January 8, 1966, Marine Corps LCPL Arvel D. Akers from Grethel in Floyd County died fighting in the Vietnam War.

January 8, 1968, Army MSG Freddie A. Blackburn from Lexington and Army PFC Paul J. Lively from Cynthiana both died fighting in the Vietnam War.

January 8, 1970, Army CPL George M. Hines from Somerset died fighting in the Vietnam War.

January 8, 1984, Judge-Executive Hallice Upchurch ended a three-hour hearing by refusing to issue a business permit for a self-proclaimed psychic who wanted to practice as a clairvoyant in rural Wayne County.  The judge’s decision ended a three-month controversy, but accusations that Ms. Reboulet was a witch continued.

January 8, 1984, Lt. Gov. Steve Beshear announced he would oppose a constitutional amendment to abolish his office. 

January 8, 1984, two families tried to settle a dispute in Fogertown, in Clay County, with gunfire.  Four were injured and two landed in the hospital for extended stays after being shot in the foot, chest and arm.

January 8, 1991, the Bluegrass Parkway became toll-free.  Today the road is called the Martha Layne Collins Bluegrass Parkway.  

January 8, 1991, the Kentucky Supreme Court refused to reconsider the theft conviction of state Agriculture Commissioner War “Butch” Burnette, setting the stage for impeachment proceedings.  There have been four impeached Kentucky politicians, two convicted; Butch resigned before his impeachment vote.

Localtonians wishes a Happy Birthday to Lexington native Olivia Jones, born in 1999.  Olivia is a fashion and beauty blogger with a website called Livbien; she enjoys searching for other blogs and Instagrams for all things fashion and beauty.

Kentucky Trivia:  Only one president, Franklin D. Roosevelt, and one Congressional delegation in 1974 have been inside Fort Knox’s vault.

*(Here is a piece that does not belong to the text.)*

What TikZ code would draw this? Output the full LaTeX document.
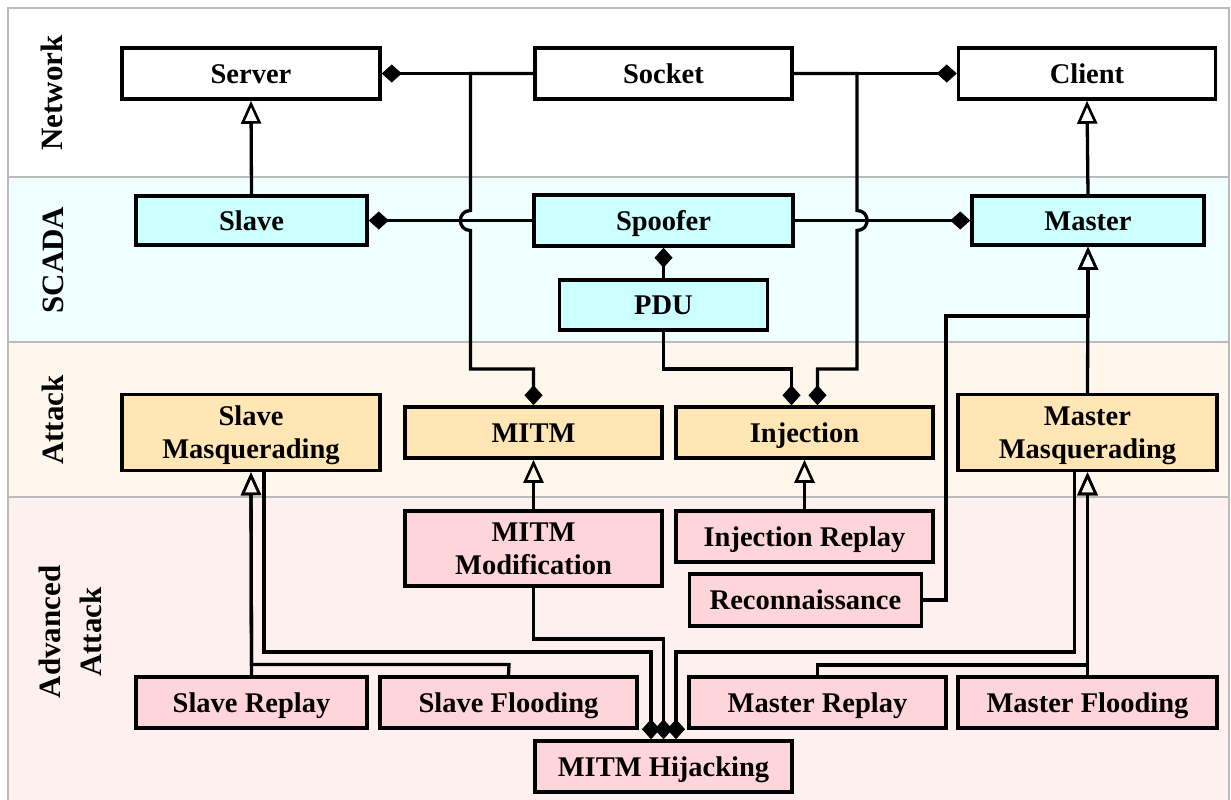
\documentclass[tikz,border=0pt]{standalone}
\usepackage{fontspec}
\setmainfont{Liberation Serif}
\usetikzlibrary{arrows.meta,calc}
\definecolor{cyanbox}{HTML}{CCFFFF}
\definecolor{orangebox}{HTML}{FFE6B4}
\definecolor{pinkbox}{HTML}{FFD5DC}
\definecolor{bandnet}{HTML}{FFFFFF}
\definecolor{bandscada}{HTML}{F0FFFF}
\definecolor{bandattack}{HTML}{FFF7EC}
\definecolor{bandadv}{HTML}{FFF0F0}
\definecolor{bandline}{HTML}{BBBBBB}
\tikzset{
  box/.style={draw=black, line width=3.5pt, inner sep=0pt, align=center,
    font=\fontsize{28.5}{33}\selectfont\bfseries},
  one/.style={text height=22pt, text depth=2.6pt},
  two/.style={text height=55pt, text depth=2.6pt},
  netbox/.style={box, one, fill=white},
  scbox/.style={box, one, fill=cyanbox},
  atbox/.style={box, fill=orangebox},
  advbox/.style={box, fill=pinkbox},
  conn/.style={draw=black, line width=3.3pt},
  tri/.style={conn, -{Triangle[open,length=23pt,width=20pt,line width=2.6pt]}},
  dia/.style={conn, -{Diamond[length=20pt,width=18pt,line width=0.8pt]}},
  band/.style={draw=bandline, line width=1.5pt},
  bandlabel/.style={rotate=90, align=center, font=\fontsize{31}{41}\selectfont\bfseries}
}
\begin{document}
\begin{tikzpicture}[x=1pt,y=-1pt]
\useasboundingbox (0,0) rectangle (1231,800);
% bands
\filldraw[band, fill=bandnet] (8,8) rectangle (1229,177);
\filldraw[band, fill=bandscada] (8,177) rectangle (1229,342);
\filldraw[band, fill=bandattack] (8,342) rectangle (1229,497);
\filldraw[band, fill=bandadv] (8,497) rectangle (1229,806);
\node[bandlabel] (lnet) at (52,93) {Network};
\node[bandlabel] (lsc) at (53,260) {SCADA};
\node[bandlabel] (lat) at (53,420) {Attack};
\node[bandlabel] (ladv) at (70,632) {Advanced\\Attack};
% network
\node[netbox, minimum width=258pt, minimum height=51pt] (srv) at (251,73.5) {Server};
\node[netbox, minimum width=257pt, minimum height=51pt] (sock) at (663.5,73.5) {Socket};
\node[netbox, minimum width=257pt, minimum height=51pt] (cli) at (1087,73.5) {Client};
% scada
\node[scbox, minimum width=231pt, minimum height=49pt] (slave) at (251.5,220.5) {Slave};
\node[scbox, minimum width=259pt, minimum height=51pt] (spoof) at (663.5,220.5) {Spoofer};
\node[scbox, minimum width=232pt, minimum height=49pt] (master) at (1088,220.5) {Master};
\node[scbox, minimum width=208pt, minimum height=50pt] (pdu) at (663.5,305) {PDU};
% attack
\node[atbox, two, minimum width=258pt, minimum height=76pt] (smasq) at (251,432.5) {Slave\\Masquerading};
\node[atbox, one, minimum width=257pt, minimum height=51pt] (mitm) at (533.5,432.5) {MITM};
\node[atbox, one, minimum width=257pt, minimum height=51pt] (inj) at (804.5,432.5) {Injection};
\node[atbox, two, minimum width=259pt, minimum height=76pt] (mmasq) at (1087.5,432.5) {Master\\Masquerading};
% advanced
\node[advbox, two, minimum width=257pt, minimum height=75pt] (mod) at (533.5,548.5) {MITM\\Modification};
\node[advbox, one, minimum width=257pt, minimum height=51pt] (injr) at (804.5,536.5) {Injection Replay};
\node[advbox, one, minimum width=232pt, minimum height=52pt] (recon) at (805.5,600) {Reconnaissance};
\node[advbox, one, minimum width=231pt, minimum height=51pt] (sr) at (251.5,702.5) {Slave Replay};
\node[advbox, one, minimum width=257pt, minimum height=51pt] (sf) at (508.5,702.5) {Slave Flooding};
\node[advbox, one, minimum width=257pt, minimum height=51pt] (mr) at (817.5,702.5) {Master Replay};
\node[advbox, one, minimum width=259pt, minimum height=51pt] (mf) at (1087.5,702.5) {Master Flooding};
\node[advbox, one, minimum width=257pt, minimum height=51pt] (hij) at (663.5,766.5) {MITM Hijacking};
% connectors: network / scada
\draw[dia] (sock.west) -- (srv.east);
\draw[dia] (sock.east) -- (cli.west);
\draw[tri] (slave.north) -- (srv.south);
\draw[tri] (master.north) -- (cli.south);
\draw[dia] (spoof.west) -- (slave.east);
\draw[dia] (spoof.east) -- (master.west);
\draw[dia] (pdu.north) -- (spoof.south);
% socket to MITM and Injection (with hops)
\draw[dia] (sock.west) -- (470.5,73.5) -- (470.5,210.5)
  .. controls (457,210.5) and (457,230.5) .. (470.5,230.5)
  -- (470.5,369) -| (mitm.north);
\draw[dia] (sock.east) -- (857,73.5) -- (857,210.5)
  .. controls (870.5,210.5) and (870.5,230.5) .. (857,230.5)
  -- (857,369) -| ([xshift=13pt]inj.north);
\draw[dia] (pdu.south) -- (663.5,369) -| ([xshift=-13pt]inj.north);
% attack level
\draw[tri] (mod.north) -- (mitm.south);
\draw[tri] (injr.north) -- (inj.south);
\draw[tri] (mmasq.north) -- (master.south);
\draw[tri] (recon.east) -- (946,600) -- (946,316) -- (1088,316) -- (master.south);
% advanced to masquerading
\draw[tri] (sr.north) -- (smasq.south);
\draw[tri] (sf.north) -- (509,664.5) -- (251.5,664.5) -- (smasq.south);
\draw[tri] (mf.north) -- (mmasq.south);
\draw[tri] (mr.north) -- (817.5,665) -- (1087.5,665) -- (mmasq.south);
% to hijacking
\draw[dia] ([xshift=13pt]smasq.south) -- (264,652) -| ([xshift=-12.5pt]hij.north);
\draw[dia] (mod.south) -- (533.5,639) -| (hij.north);
\draw[dia] ([xshift=-13pt]mmasq.south) -- (1074.5,652) -| ([xshift=12.5pt]hij.north);
\end{tikzpicture}
\end{document}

January 8, 2009, Augusta native Donald Poe Galloway passed away.  Donald was a 1955 graduate of Bracken County High School where he played varsity basketball and a 1959 graduate of the University of Kentucky where he studied drama.  He is a best known as Detective Sergeant Ed Brown in the long-running crime drama series Ironside (1967–75) and reprised the role for a made-for-TV film in 1993.

January 8, 2012, Army PFC Dustin P. Napier, 20, of London died in Afghanistan of injuries sustained from enemy fire fighting in Operation Enduring Freedom.

January 8, 2017, twenty-three-year-old Justin Thomas wins the SBS Tournament of Champions in Maui, Hawaii, for the second straight year, becoming the first multiple winner of the 2016-17 PGA TOUR season.  His three tour victories up to this day were the 2015 CIMB Classic, 2016 CIMB Classic and 2017 SBS Tournament of Champions.

January 8, 2020, Governor Andy Beshear disclosed who paid for his $601,976 inaugural parade.   A shortlist of corporate donors included the Kentucky Hospital Association ($25,000), Spectrum ($25,000) and UPS ($13,000).  A few individual donors include the Goldman family of Texas ($50,000), James Chao ($10,000), a Kentucky factory owner, Shannon Cales ($25,000), owner of a medical company and Clarence Mitchell ($10,000), owner of a defense contracting company.